The Aggregate Resources Act (ARA) review is back from political purgatory.

The province’s Standing Committee on General Government recently decided to pick up where its ARA review left off when former Liberal premier Dalton McGuinty announced his resignation and prorogued parliament back in October.

“They’re truly moving the ball forward,” said Carl Cosack, chair of the North Dufferin Agricultural Community Taskforce (NDACT). “I’m hopeful and optimistic that the ARA review will yield some tangible results and not just be a say-nothing document.”

With The Highland Companies’ proposed mega quarry application caught under the microscope of scrutiny, the standing committee began examining how operations and rehabilitation are handled in the ARA, as well as new industry developments, resource development and fees and royalties.
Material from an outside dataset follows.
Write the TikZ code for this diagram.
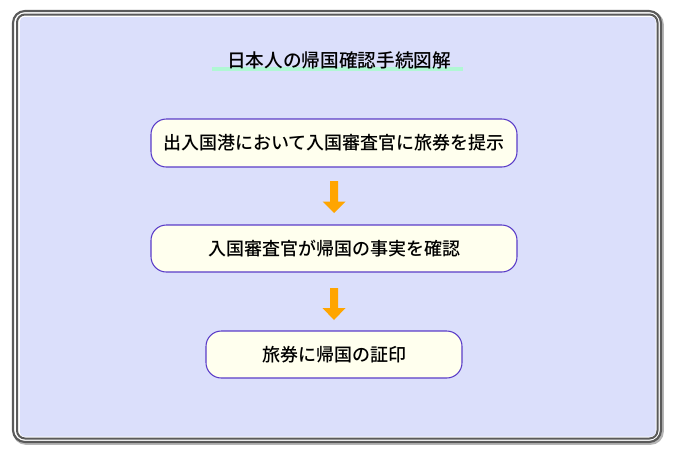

The committee embarked on a tour of the province, including a stop in Orangeville, to gather input on the aggregate extraction process.

All that research died with the prorogation of Queen’s Park.

As Dufferin-Caledon MPP Sylvia Jones explained, however, the ARA review is back on the standing committee’s desk and has been given life again.

“All we have done, thank you Liberals, is delayed it by four months,” Jones said, noting the standing committee has set aside four days to begin writing its report on the ARA review starting in late May.

Fortunately, the standing committee doesn’t have to start from scratch.

It will be able to use the information gathered from the nine days of ARA hearings held across the province last year.

“All of that gets compiled by the researcher and we start to see what kind of messages were consistently heard,” Jones said. “The report will become public hopefully in June.”

Then again, Jones cautioned the public from thinking recent news means the ARA will automatically be subject to revision or change.

The standing committee will merely submit its ARA review report to Queen’s Park — it will be up to MPPs to take any action.

“It’s a report to the legislative assembly. There is no obligation to debate it,” Jones warned. “I don’t want to mislead people into believing that is going to change the legislation.”

For her own part, Jones does believe the ARA is in need of an overhaul.

It also doesn’t come as any surprise that Cosack and NDACT have a few ideas of their own.

Above all else, Cosack urged the provincial edict be changed to protect source water regions and irreplaceable farmland from aggregate applications or operations.

“That is, without a doubt, the number one cause,” Cosack said, pointing to NDACT’s experience in Melancthon.

“There is no doubt that under the water table extraction should automatically be covered by an environmental assessment,” he said.

Cosack stressed a number of other ARA loose ends, some of which include setting out a different levy structure, addressing the issues of “dormant” aggregate licences, outlawing pumping water in perpetuity, among many other issues, should be tied off as well.

From Cosack’s perspective, the current ARA is working well in some areas, while it is non-existent in safeguarding others.

Several protocols and regulations are simply in need of further strengthening, he said.

“For some types of applications, the current ARA is working fine,” Cosack said. “You don’t have to make it more stringent on everybody, but you certainly have to control application processes like the (mega quarry) one.”